Using a function from the type of booleans

The interval type is defined by the following rules:

Formation rules for the interval type:

\frac{\Gamma \; \mathrm{ctx}}{\Gamma \vdash \mathbb{I} \; \mathrm{type}}

Introduction rules for the interval type:

\frac{\Gamma \vdash a:\mathbb{2}}{\Gamma \vdash j(a):\mathbb{I}} \qquad \frac{\Gamma \vdash 0:\mathbb{2} \quad \Gamma \vdash 1:\mathbb{2}}{\Gamma \vdash p:j(0) =_\mathbb{I} j(1)}

Elimination rules for the interval type:

\frac{\Gamma, x:\mathbb{I} \vdash C \; \mathrm{type} \quad \Gamma, a:\mathbb{2} \vdash c:C[j(a)/x] \quad \Gamma \vdash 0:\mathbb{2} \quad \Gamma \vdash 1:\mathbb{2} \quad \Gamma \vdash c_p:c[j(0)/x] =_C^p c[j(1)/x]}{\Gamma, x:\mathbb{I}, a:\mathbb{2} \vdash \mathrm{ind}_\mathbb{I}^C(c[j(a)/x], c_p):C}

Computation rules for the interval type:

\frac{\Gamma, x:\mathbb{I} \vdash C \; \mathrm{type} \quad \Gamma, a:\mathbb{2} \vdash c:C[j(a)/x] \quad \Gamma \vdash 0:\mathbb{2} \quad \Gamma \vdash 1:\mathbb{2} \quad \Gamma \vdash c_p:c[j(0)/x] =_C^p c[j(1)/x]}{\Gamma, a:\mathbb{2} \vdash \beta_\mathbb{I}^{j}:\mathrm{ind}_\mathbb{I}^{C}(c[j(a)/x], c_p)[j(a)/x] =_{C[j(a)/x]} c[j(a)/x]}

\frac{\Gamma, x:\mathbb{I} \vdash C \; \mathrm{type} \quad \Gamma, a:\mathbb{2} \vdash c:C[j(a)/x] \quad \Gamma \vdash 0:\mathbb{2} \quad \Gamma \vdash 1:\mathbb{2} \quad \Gamma \vdash c_p:c[j(0)/x] =_C^p c[j(1)/x]}{\Gamma, a:\mathbb{2}, \vdash \beta_\mathbb{I}^{p}:\mathrm{apd}_C^p(\mathrm{ind}_\mathbb{I}^{C}(c[j(a)/x], c_p)) =_{c[j(0)/x] =_C^p c[j(1)/x]} c_p}

Uniqueness rules for the interval type:

…

Properties

An interval type is provably contractible.

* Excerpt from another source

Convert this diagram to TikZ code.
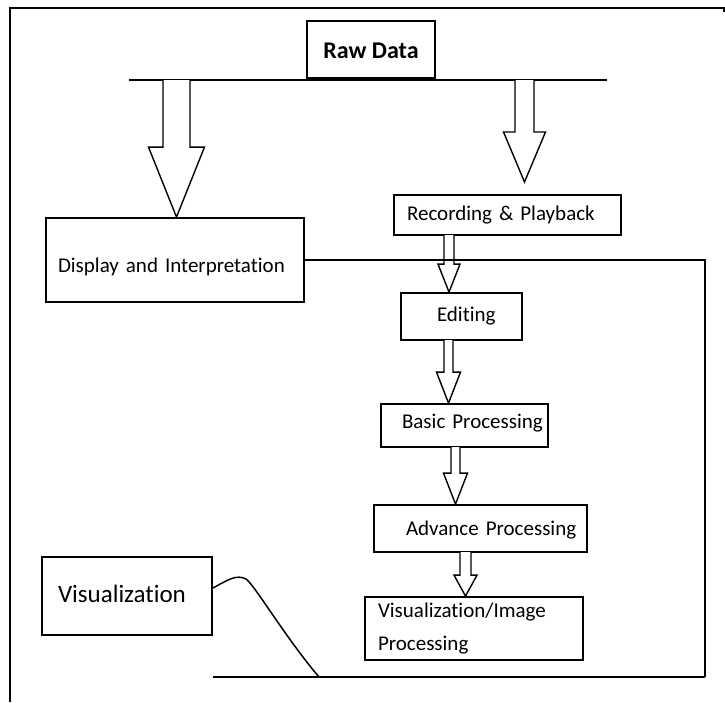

Conversely, any contractible type satisfies the rules of an interval type up to typal equality.
An interval type is a suspension type of the unit type, and the suspension of an interval type is a 2-globe type.
An interval type is a cone type of the unit type.
An interval type is a cubical type? $\Box^1$ .

Induction principle without heterogeneous identifications

There is a version of the induction principle which uses a type $C$ and a function $f:C \to \mathbb{I}$ instead of a type family $P(x)$ indexed by $x:\mathbb{I}$ . It has the benefit of not requiring that one has first defined heterogeneous identification types, whether as an inductive family of types or by using transport.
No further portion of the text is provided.